Wednesday, 24 November 2010



A few weeks ago we moved our Harvest Mice Micromys Minutus into beautiful new display tanks – a safer, better option than the wooden, glass-fronted cabinets  that housed them  previously – unfortunately these proved to be not entirely escape proof…….  We now have four glass tanks – two new ones for the two adult groups- males in one, females in the other.  Then there are two smaller tanks underneath – one we’ve made home for a breeding pair and one that is ready for the juveniles to spend a few weeks once they’re weaned from their Mum but not yet ready to join the adult groups.    

The two Harvest Mice that I selected as our new breeding pair hadn’t produced a litter before, and I was beginning to wonder if perhaps the chemistry wasn’t quite right between them!  However, I decided to leave them together in case they were slow starters and hoped they’d snuggle their way through a winter courtship ready to produce babies in the Spring.


Baby Harvest Mouse on stalk (resized & cropped)

Baby Harvest Mouse 24 Nov 2010












Imagine our surprise when peeking into the breeding tank yesterday morning – to see two tiny new faces peeking out of the nest!  We don’t heat the Discovery Zone (where we house our Harvest Mice) during winter, so although the mice are completely draft-free they’re more likely to produce litters in the Spring and Summer.  So these two babies are a real gift!  Hidden from view in their nest of hay, the baby mice are born pink after a gestation of between 18 to 21 days.
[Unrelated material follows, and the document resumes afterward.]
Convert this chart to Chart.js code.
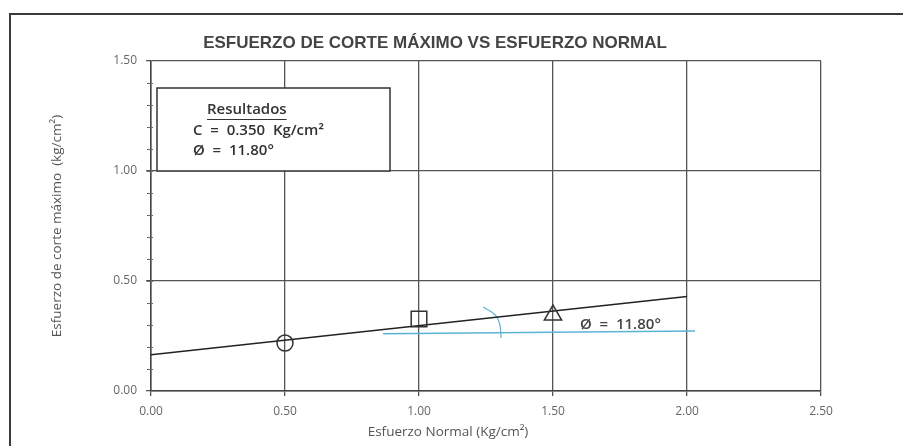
<!DOCTYPE html>
<html>
<head>
<meta charset="utf-8">
<script src="https://cdn.jsdelivr.net/npm/chart.js@4"></script>
<style>
  html, body { margin: 0; padding: 0; background: #fff; }
  #wrap { width: 903px; height: 446px; position: relative; }
</style>
</head>
<body>
<div id="wrap"><canvas id="chart" width="903" height="446"></canvas></div>
<script>
// Data
const xTicks = [0, 0.5, 1.0, 1.5, 2.0, 2.5];
const yTicks = [0, 0.5, 1.0, 1.5];
const testPoints = [
    { x: 0.5, y: 0.218, style: 'circle', r: 8 },
    { x: 1.0, y: 0.327, style: 'rect', r: 11 },
    { x: 1.5, y: 0.345, style: 'triangle', r: 10 }
];
const envelopeX = [0, 2.0];
const envelopeY = [0.165, 0.43];
const refLineX = [0.866, 2.03];
const refLineY = [0.26, 0.273];
const arcX = [1.239, 1.285, 1.302, 1.306];
const arcY = [0.382, 0.345, 0.300, 0.241];

const titleText = 'ESFUERZO DE CORTE MÁXIMO VS ESFUERZO NORMAL';
const xTitle = 'Esfuerzo Normal (Kg/cm²)';
const yTitle = 'Esfuerzo de corte máximo  (kg/cm²)';
const resultLines = ['Resultados', 'C  =  0.350  Kg/cm²', 'Ø  =  11.80°'];
const angleLabel = 'Ø  =  11.80°';

const toPts = (xs, ys) => xs.map((x, i) => ({ x: x, y: ys[i] }));

// Frame, titles, minor ticks, results box and annotation
const decorPlugin = {
    id: 'decor',
    afterDatasetsDraw(chart) {
        const ctx = chart.ctx;
        const xs = chart.scales.x, ys = chart.scales.y;
        ctx.save();

        // outer frame
        ctx.strokeStyle = '#3a3a3a';
        ctx.lineWidth = 2;
        ctx.beginPath();
        ctx.moveTo(10, 446);
        ctx.lineTo(10, 14);
        ctx.lineTo(903, 14);
        ctx.stroke();

        // title
        ctx.fillStyle = '#444';
        ctx.font = 'bold 17px "Liberation Sans", Arial, sans-serif';
        ctx.textAlign = 'center';
        ctx.textBaseline = 'middle';
        ctx.fillText(titleText, 435, 43);

        // axis titles
        ctx.fillStyle = '#555';
        ctx.font = '13.5px "Open Sans", sans-serif';
        ctx.fillText(xTitle, 448, 432);
        ctx.save();
        ctx.translate(57, (ys.top + ys.bottom) / 2);
        ctx.rotate(-Math.PI / 2);
        ctx.fillText(yTitle, 0, 0);
        ctx.restore();

        // minor ticks on y axis
        ctx.strokeStyle = '#666';
        ctx.lineWidth = 1;
        for (let v = 0.1; v < 1.5; v += 0.1) {
            const py = Math.round(ys.getPixelForValue(v)) + 0.5;
            ctx.beginPath();
            ctx.moveTo(xs.left - 4, py);
            ctx.lineTo(xs.left + 2, py);
            ctx.stroke();
        }

        // results box
        const bx = 157, by = 88, bw = 233, bh = ys.getPixelForValue(1.0) - 88;
        ctx.fillStyle = '#fff';
        ctx.fillRect(bx, by, bw, bh);
        ctx.strokeStyle = '#333';
        ctx.lineWidth = 1.5;
        ctx.strokeRect(bx, by, bw, bh);

        ctx.fillStyle = '#333';
        ctx.textAlign = 'left';
        ctx.font = '600 15px "Open Sans", sans-serif';
        ctx.fillText(resultLines[0], 207, 110);
        const w = ctx.measureText(resultLines[0]).width;
        ctx.lineWidth = 1;
        ctx.beginPath();
        ctx.moveTo(207, 119.5);
        ctx.lineTo(207 + w, 119.5);
        ctx.stroke();
        ctx.fillText(resultLines[1], 193, 131);
        ctx.fillText(resultLines[2], 193, 151);

        // angle label
        ctx.fillStyle = '#444';
        ctx.fillText(angleLabel, 580, 325);

        ctx.restore();
    }
};

new Chart(document.getElementById('chart').getContext('2d'), {
    type: 'scatter',
    data: {
        datasets: [
            {
                data: testPoints.map(p => ({ x: p.x, y: p.y })),
                pointStyle: testPoints.map(p => p.style),
                pointRadius: testPoints.map(p => p.r),
                pointBorderWidth: 1.5,
                borderColor: '#333',
                pointBackgroundColor: 'rgba(0,0,0,0)',
                showLine: false
            },
            {
                data: toPts(envelopeX, envelopeY),
                showLine: true,
                borderColor: '#222',
                borderWidth: 1.5,
                pointRadius: 0
            },
            {
                data: toPts(refLineX, refLineY),
                showLine: true,
                borderColor: '#5bb3d3',
                borderWidth: 1.5,
                pointRadius: 0
            },
            {
                data: toPts(arcX, arcY),
                showLine: true,
                tension: 0.4,
                borderColor: '#5bb3d3',
                borderWidth: 1.2,
                pointRadius: 0
            }
        ]
    },
    options: {
        responsive: false,
        animation: false,
        layout: { padding: { top: 61, right: 82, left: 0, bottom: 0 } },
        plugins: {
            legend: { display: false },
            tooltip: { enabled: false },
            title: { display: false }
        },
        scales: {
            x: {
                type: 'linear',
                min: 0,
                max: 2.5,
                afterBuildTicks: s => { s.ticks = xTicks.map(v => ({ value: v })); },
                afterFit: s => { s.height = 55; },
                grid: { color: '#555', lineWidth: 1.3, tickLength: 5, tickColor: '#555' },
                border: { color: '#444', width: 1.5 },
                ticks: {
                    padding: 8,
                    color: '#666',
                    font: { family: 'Open Sans', size: 12 },
                    callback: v => v.toFixed(2)
                }
            },
            y: {
                type: 'linear',
                min: 0,
                max: 1.5,
                afterBuildTicks: s => { s.ticks = yTicks.map(v => ({ value: v })); },
                afterFit: s => { s.width = 151; },
                grid: { color: '#555', lineWidth: 1.3, tickLength: 5, tickColor: '#555' },
                border: { color: '#444', width: 1.5 },
                ticks: {
                    padding: 9,
                    color: '#666',
                    font: { family: 'Open Sans', size: 12 },
                    callback: v => v.toFixed(2)
                }
            }
        }
    },
    plugins: [decorPlugin]
});
</script>
</body>
</html>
Once the youngsters are approximately 8 weeks old they’ll be weaned and ready to move to the nursery tank. 

Until recently, I had been lead to believe that Harvest Mice are Britain’s smallest mammal – however, it was recently pointed out that, although a close call between the Harvest Mouse, Pygmy Shrew and Pipistrelle Bat – the Pygmy Shrew is fractionally the smallest!